The em dash (—), appropriately, is used to provide emphasis. It can stand in place of the comma, parenthesis, or colon, depending upon the circumstances.
Let’s start with the colon.
The em dash can be used in place of a colon when you want to emphasize the end of your sentence. It adds a certain flair, or drama, that a colon lacks. Consider these two sentences:
- When Steve heard that the new “Star Wars” movie was going to be released the same day as “Hateful Eight,” he knew which movie he’d pick: “Star Wars.”
- When Steve heard that the new “Star Wars” movie was going to be released the same day as “Hateful Eight,” he knew which movie he’d pick—“Star Wars.”
The colon alerts you that more information is coming. The dash, on the other hand, emphasizes that information. It’s a stronger statement. No way is Steve going to see the new Quentin Tarantino movie when the fate of the galaxy is at stake!
On to commas and parentheses.
A parenthetical phrase (one that’s not essential to the framing sentence) can be set off by commas, parentheses, or em dashes. Deciding which to use depends upon how much emphasis you wish to place on the interrupting content. Commas ascribe the least amount of emphasis and—as you can probably intuit—em dashes ascribe the most. Regardless of what punctuation you use, to be an appropriate parenthetical phrase, you must be able to remove the content in between the punctuation marks with no detriment to the rest of the sentence. Consider:
- After watching the “Star Wars” movies, all six of them, I’m not looking forward to a seventh.

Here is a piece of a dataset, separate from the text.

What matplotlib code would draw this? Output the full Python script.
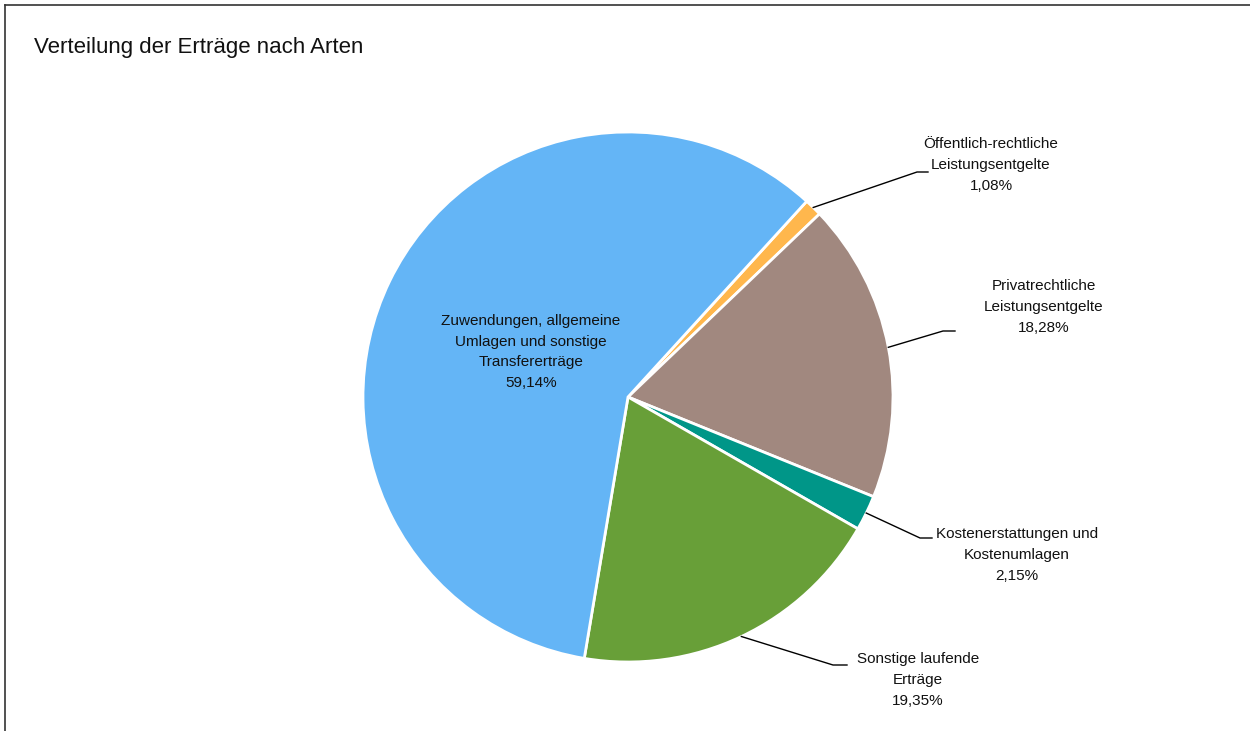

- After watching the “Star Wars” movies (all six of them) I’m not looking forward to a seventh.
- After watching the “Star Wars” movies—all six of them—I’m not looking forward to a seventh.
You can see my irritation grow with each sentence, and the only thing that’s changed is the punctuation. (Note, also, that you can remove the verbiage between the punctuation, and the sentence still makes sense.)
So what does this have to do with the Komodo dragon? Because, as I started to write this, I thought of that scene in “The Freshman” and, suddenly, “There She Is” was in my head. Only, in my excitement to write about my favorite mark, I modified it: “There it is, my beloved em dash. There it is, so ornate.” It reminded me of the Komodo dragon song, and the juxtaposition was too good not to share.
Am I the only one who does this—replaces well-known song lyrics with new lyrics to suit a certain situation? What’s your favorite punctuation mark? And, if you’ve seen “The Freshman,” what did you think?